Did you grow up with a nickname? Do you still go by that nickname? Some children have several nicknames; some have none at all. I didn’t acquire a nickname until I became a teenager. People started calling me “Legs” because I was pretty tall for a thirteen-year-old. Growing up, though, my children both had nicknames that were lovingly given to them by family members. My son Guy’s nickname was “Guyzer,” and my daughter Lena’s nickname was “Beena.”
Some nicknames stem from a physical or a character trait, like “Spitfire” for an over-active child. Others pay tribute to the child’s given name. That was the case with my son’s nickname, but as another example, someone named Lorenzo might be called “Enzo.” My children gave our housekeeper, Rosario, the nickname “Chio” simply because they could not pronounce her real name. She has been with our family for twenty-six years, and we still lovingly call her “Chio.” In some Chinese families, parents assign nicknames because they believe this will protect their children from evil spirits. Thank the Lord that as believers we know that we have a loving Father we can rely on for protection instead!

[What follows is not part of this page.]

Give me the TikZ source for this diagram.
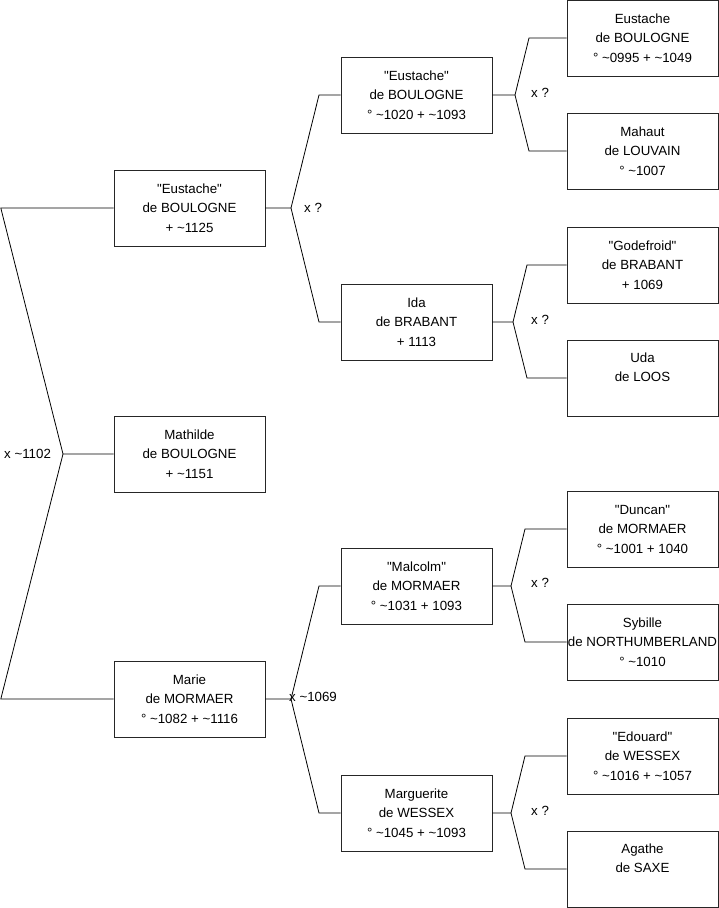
\documentclass[tikz,border=0pt]{standalone}
\usepackage{fontspec}
\setmainfont{Liberation Sans}[Ligatures=TeXOff]
\newcommand{\tl}{\textasciitilde}
\begin{document}
\begin{tikzpicture}[x=1pt,y=-1pt,
  person/.style={draw=black!85, line width=0.8pt, minimum width=151pt, minimum height=76pt,
    inner sep=0pt, align=center, font=\fontsize{13.3}{19.5}\selectfont},
  link/.style={draw=black, line width=0.8pt},
  mlabel/.style={font=\fontsize{13.3}{15}\selectfont, inner sep=0pt, anchor=west}]
\useasboundingbox (0,0) rectangle (719,908);
% column 1
\node[person] (eust1) at (189.5,208) {"Eustache"\\de BOULOGNE\\+ \tl1125};
\node[person] (math) at (189.5,454) {Mathilde\\de BOULOGNE\\+ \tl1151};
\node[person] (marie) at (189.5,699) {Marie\\de MORMAER\\° \tl1082 + \tl1116};
% column 2
\node[person] (eust2) at (416.5,95) {"Eustache"\\de BOULOGNE\\° \tl1020 + \tl1093};
\node[person] (ida) at (416.5,322) {Ida\\de BRABANT\\+ 1113};
\node[person] (malc) at (416.5,586) {"Malcolm"\\de MORMAER\\° \tl1031 + 1093};
\node[person] (marg) at (416.5,813) {Marguerite\\de WESSEX\\° \tl1045 + \tl1093};
% column 3
\node[person] (eust3) at (642.5,38) {Eustache\\de BOULOGNE\\° \tl0995 + \tl1049};
\node[person] (mahaut) at (642.5,151) {Mahaut\\de LOUVAIN\\° \tl1007};
\node[person] (gode) at (642.5,265) {"Godefroid"\\de BRABANT\\+ 1069};
\node[person] (uda) at (642.5,378) {Uda\\de LOOS\\[-4pt]\strut};
\node[person] (dunc) at (642.5,529) {"Duncan"\\de MORMAER\\° \tl1001 + 1040};
\node[person] (syb) at (642.5,642) {Sybille\\de NORTHUMBERLAND\\° \tl1010};
\node[person] (edou) at (642.5,756) {"Edouard"\\de WESSEX\\° \tl1016 + \tl1057};
\node[person] (agat) at (642.5,869) {Agathe\\de SAXE\\[-4pt]\strut};
% left brace (Mathilde)
\coordinate (jm) at (63,454);
\coordinate (bm1) at (0.8,208);
\coordinate (bm2) at (0.8,699);
\draw[link] (math.west) -- (jm) -- (bm1) -- (eust1.west);
\draw[link] (jm) -- (bm2) -- (marie.west);
\node[mlabel] (lm) at (4,454) {x \tl1102};
% Eustache (col1) parents
\coordinate (je1) at (291,208);
\draw[link] (eust1.east) -- (je1) -- (319,95) -- (eust2.west);
\draw[link] (je1) -- (319,322) -- (ida.west);
\node[mlabel] (le1) at (304,208) {x ?};
% Marie parents
\coordinate (jma) at (291,699);
\draw[link] (marie.east) -- (jma) -- (319,586) -- (malc.west);
\draw[link] (jma) -- (319,813) -- (marg.west);
\node[mlabel] (lma) at (289,697) {x \tl1069};
% Eustache (col2) parents
\coordinate (je2) at (515,95);
\draw[link] (eust2.east) -- (je2) -- (529,38) -- (eust3.west);
\draw[link] (je2) -- (529,151) -- (mahaut.west);
\node[mlabel] (le2) at (531,93) {x ?};
% Ida parents
\coordinate (ji) at (513,322);
\draw[link] (ida.east) -- (ji) -- (527,265) -- (gode.west);
\draw[link] (ji) -- (527,378) -- (uda.west);
\node[mlabel] (li) at (531,320) {x ?};
% Malcolm parents
\coordinate (jmc) at (511,586);
\draw[link] (malc.east) -- (jmc) -- (525,529) -- (dunc.west);
\draw[link] (jmc) -- (525,642) -- (syb.west);
\node[mlabel] (lmc) at (531,583) {x ?};
% Marguerite parents
\coordinate (jmg) at (511,813);
\draw[link] (marg.east) -- (jmg) -- (525,756) -- (edou.west);
\draw[link] (jmg) -- (525,869) -- (agat.west);
\node[mlabel] (lmg) at (531,811) {x ?};
\end{tikzpicture}
\end{document}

The word nickname means “an also name.” Nicknames can be fun, cute, and endearing, but they can also be hurtful and embarrassing. It all depends on how the moniker developed. If a boy is nicknamed “Strongman,” this could speak to his wonderful ability in a particular sport. However, giving a boy the nickname “Sissy” could have devastating effects and inflict years of emotional pain.
What do you do when your child comes home from school upset because they have been assigned a nickname that is malicious and hurtful? Try to find out what happened that brought about the name-calling. Depending on the age of your child, their emotional maturity, and the situation, you may recommend they simply ignore the name or use humor to defuse the situation. In other cases, you may need to speak with someone at school about the incident or approach the parent of the child who first used the nickname.
Name-calling and insults can scar a child. We need to do our best to set a godly example for our children by not doling out insults against those who have gotten on our nerves or caused our anger to raise its ugly head. Proverbs 18:21 states, “The tongue has the power of life and death, and those who love it will eat its fruit.” Remember that when children are called something over and over, they might start to believe it. Don’t ignore the problem if it becomes a source of emotional pain for your child.